The strength of many of the modern day black metal bands defintely lies in their
ability to succesully integrate agressive fast-paced black metal attack with a
plethora of keyboard orchestrations interlaced with a swarm of complex musical
structures. Musically proficient and technically skilled, Nokturnal Mortum have
probably come as close to actually interbreeding Bal-Sagoth like grandiose walls
of orchestrated madness and Emperor's hyperspeed black metal art. The added plus
here is the band's great ear for the folk melodies of their homeland Ukraine.
Even though at times one can observe that the guitars need to be more upfront
especially when the keyboard sound basically drowns out everything else, I'd
still rather ignore it for now due to the lack of production experience (it's
very understandable given that they have recorded in their hometown of Kharkov -
they are yet to grow their own Pytten over there)

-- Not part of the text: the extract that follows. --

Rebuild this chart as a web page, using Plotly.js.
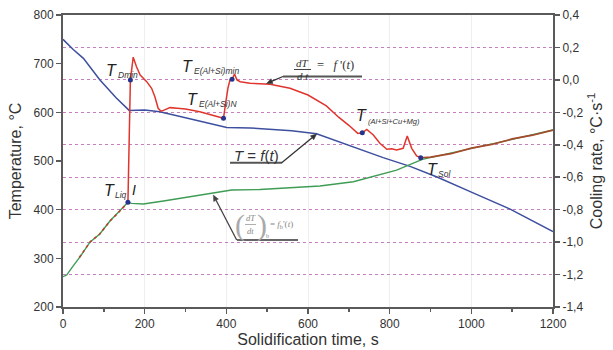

Coming off as a bit too artsy at times, Nokturnal Mortum still manage to
convincingly pull it off with every song on the record. Most of them run for
over 6 minutes but you don't feel like any given song drags or anything of that
sort. Nicely arranged and put together, the material has a strong Southern
European flavor to it that allows them to successfully portray the mysticism and
an enigmatic darkness that oozes from that region. By the same token, the early
Rotting Christ recordings were just as perfect in portraying the feelings of
actually embracing the ancient past. Maybe with a slightly rawer production,
Goat Horns would be a perfect ode to the pagan kingdom of Veles. But still,
songs like "Unholy Oraphania" are nothing short of amazing - I admit to
listening to the majority of the album at least 20 times.
According to the label's website, the band has already recorded their new album
called "To The Gates of Blasphemous Fire". Taking in consideration the band's
ability to create quite an ambience with their truly unique brand of folkish
black metal, we can expect quite an epic release next time around. In the
meantime, also check out such Russian bands as With Night Came The Wind. There
is quite a scene developing outside of the Western hemisphere.